-- Start of SUPPLIED INFORMATION --
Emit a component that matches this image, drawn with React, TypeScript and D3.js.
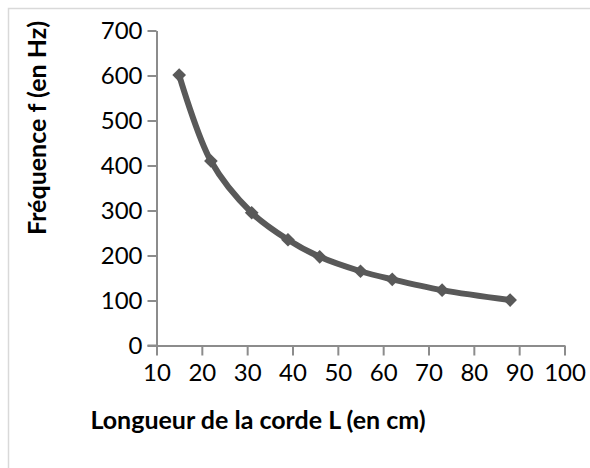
import { useRef, useEffect } from 'react';
import * as d3 from 'd3';

// Longueur de la corde L (cm) vs fréquence f (Hz)
const longueurs = [15, 22, 31, 39, 46, 55, 62, 73, 88];
const frequences = [601, 410, 295, 235, 197, 165, 147, 123, 101];
const xTicks = [10, 20, 30, 40, 50, 60, 70, 80, 90, 100];
const yTicks = [0, 100, 200, 300, 400, 500, 600, 700];

const W = 590;
const H = 468;

export default function App() {
  const svgRef = useRef<SVGSVGElement>(null);

  useEffect(() => {
    if (!svgRef.current) return;
    const svg = d3.select(svgRef.current);
    svg.selectAll('*').remove();

    const axisColor = '#8c8c8c';
    const lineColor = '#595959';
    const font = 'Lato, "DejaVu Sans", sans-serif';

    // chart area border
    svg.append('rect')
      .attr('x', 8.5).attr('y', 8.5)
      .attr('width', 600).attr('height', 500)
      .attr('fill', '#fff')
      .attr('stroke', '#d9d9d9')
      .attr('stroke-width', 1.5);

    const x = d3.scaleLinear().domain([10, 100]).range([156.5, 564.5]);
    const y = d3.scaleLinear().domain([0, 700]).range([345.5, 30.5]);

    const g = svg.append('g');

    // y axis
    const yAxis = d3.axisLeft(y).tickValues(yTicks).tickSize(9).tickPadding(5).tickSizeOuter(0);
    const yg = g.append('g').attr('transform', `translate(${x(10)},0)`).call(yAxis);
    yg.selectAll('text')
      .style('font-family', font)
      .style('font-size', '24px')
      .style('fill', '#000');

    // x axis
    const xAxis = d3.axisBottom(x).tickValues(xTicks).tickSize(10).tickPadding(8).tickSizeOuter(0);
    const xg = g.append('g').attr('transform', `translate(0,${y(0)})`).call(xAxis);
    xg.selectAll('text')
      .style('font-family', font)
      .style('font-size', '24px')
      .style('fill', '#000');

    g.selectAll('.domain').attr('stroke', axisColor).attr('stroke-width', 2);
    g.selectAll('.tick line').attr('stroke', axisColor).attr('stroke-width', 2);

    // extend x axis to the left under the y tick
    g.append('line')
      .attr('x1', x(10) - 9).attr('x2', x(10))
      .attr('y1', y(0)).attr('y2', y(0))
      .attr('stroke', axisColor).attr('stroke-width', 2);

    const pts: [number, number][] = longueurs.map((l, i) => [x(l), y(frequences[i])]);

    const line = d3.line().curve(d3.curveCatmullRom.alpha(0.5));
    g.append('path')
      .attr('d', line(pts))
      .attr('fill', 'none')
      .attr('stroke', lineColor)
      .attr('stroke-width', 6)
      .attr('stroke-linejoin', 'round');

    const diamond = d3.symbol().type(d3.symbolDiamond2).size(120);
    g.selectAll('path.pt')
      .data(pts)
      .join('path')
      .attr('class', 'pt')
      .attr('d', diamond())
      .attr('transform', (d) => `translate(${d[0]},${d[1]})`)
      .attr('fill', lineColor);

    // axis titles
    svg.append('text')
      .attr('x', 258).attr('y', 429)
      .attr('text-anchor', 'middle')
      .style('font-family', font)
      .style('font-weight', 'bold')
      .style('font-size', '25px')
      .style('fill', '#000')
      .text('Longueur de la corde L (en cm)');

    svg.append('text')
      .attr('transform', 'translate(46,128) rotate(-90)')
      .attr('text-anchor', 'middle')
      .style('font-family', font)
      .style('font-weight', 'bold')
      .style('font-size', '25px')
      .style('fill', '#000')
      .text('Fréquence f (en Hz)');
  }, []);

  return (
    <svg
      ref={svgRef}
      width={W}
      height={H}
      style={{ position: 'absolute', left: 0, top: 0, background: '#fff' }}
    />
  );
}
-- End of SUPPLIED INFORMATION --
*WRITTEN INSTRUCTION:* Quote the data above in full, leaving out the pictures it holds.

*RESULT FOR THIS EXERCISE:*
Emit a component that matches this image, drawn with React, TypeScript and D3.js.
import { useRef, useEffect } from 'react';
import * as d3 from 'd3';

// Longueur de la corde L (cm) vs fréquence f (Hz)
const longueurs = [15, 22, 31, 39, 46, 55, 62, 73, 88];
const frequences = [601, 410, 295, 235, 197, 165, 147, 123, 101];
const xTicks = [10, 20, 30, 40, 50, 60, 70, 80, 90, 100];
const yTicks = [0, 100, 200, 300, 400, 500, 600, 700];

const W = 590;
const H = 468;

export default function App() {
  const svgRef = useRef<SVGSVGElement>(null);

  useEffect(() => {
    if (!svgRef.current) return;
    const svg = d3.select(svgRef.current);
    svg.selectAll('*').remove();

    const axisColor = '#8c8c8c';
    const lineColor = '#595959';
    const font = 'Lato, "DejaVu Sans", sans-serif';

    // chart area border
    svg.append('rect')
      .attr('x', 8.5).attr('y', 8.5)
      .attr('width', 600).attr('height', 500)
      .attr('fill', '#fff')
      .attr('stroke', '#d9d9d9')
      .attr('stroke-width', 1.5);

    const x = d3.scaleLinear().domain([10, 100]).range([156.5, 564.5]);
    const y = d3.scaleLinear().domain([0, 700]).range([345.5, 30.5]);

    const g = svg.append('g');

    // y axis
    const yAxis = d3.axisLeft(y).tickValues(yTicks).tickSize(9).tickPadding(5).tickSizeOuter(0);
    const yg = g.append('g').attr('transform', `translate(${x(10)},0)`).call(yAxis);
    yg.selectAll('text')
      .style('font-family', font)
      .style('font-size', '24px')
      .style('fill', '#000');

    // x axis
    const xAxis = d3.axisBottom(x).tickValues(xTicks).tickSize(10).tickPadding(8).tickSizeOuter(0);
    const xg = g.append('g').attr('transform', `translate(0,${y(0)})`).call(xAxis);
    xg.selectAll('text')
      .style('font-family', font)
      .style('font-size', '24px')
      .style('fill', '#000');

    g.selectAll('.domain').attr('stroke', axisColor).attr('stroke-width', 2);
    g.selectAll('.tick line').attr('stroke', axisColor).attr('stroke-width', 2);

    // extend x axis to the left under the y tick
    g.append('line')
      .attr('x1', x(10) - 9).attr('x2', x(10))
      .attr('y1', y(0)).attr('y2', y(0))
      .attr('stroke', axisColor).attr('stroke-width', 2);

    const pts: [number, number][] = longueurs.map((l, i) => [x(l), y(frequences[i])]);

    const line = d3.line().curve(d3.curveCatmullRom.alpha(0.5));
    g.append('path')
      .attr('d', line(pts))
      .attr('fill', 'none')
      .attr('stroke', lineColor)
      .attr('stroke-width', 6)
      .attr('stroke-linejoin', 'round');

    const diamond = d3.symbol().type(d3.symbolDiamond2).size(120);
    g.selectAll('path.pt')
      .data(pts)
      .join('path')
      .attr('class', 'pt')
      .attr('d', diamond())
      .attr('transform', (d) => `translate(${d[0]},${d[1]})`)
      .attr('fill', lineColor);

    // axis titles
    svg.append('text')
      .attr('x', 258).attr('y', 429)
      .attr('text-anchor', 'middle')
      .style('font-family', font)
      .style('font-weight', 'bold')
      .style('font-size', '25px')
      .style('fill', '#000')
      .text('Longueur de la corde L (en cm)');

    svg.append('text')
      .attr('transform', 'translate(46,128) rotate(-90)')
      .attr('text-anchor', 'middle')
      .style('font-family', font)
      .style('font-weight', 'bold')
      .style('font-size', '25px')
      .style('fill', '#000')
      .text('Fréquence f (en Hz)');
  }, []);

  return (
    <svg
      ref={svgRef}
      width={W}
      height={H}
      style={{ position: 'absolute', left: 0, top: 0, background: '#fff' }}
    />
  );
}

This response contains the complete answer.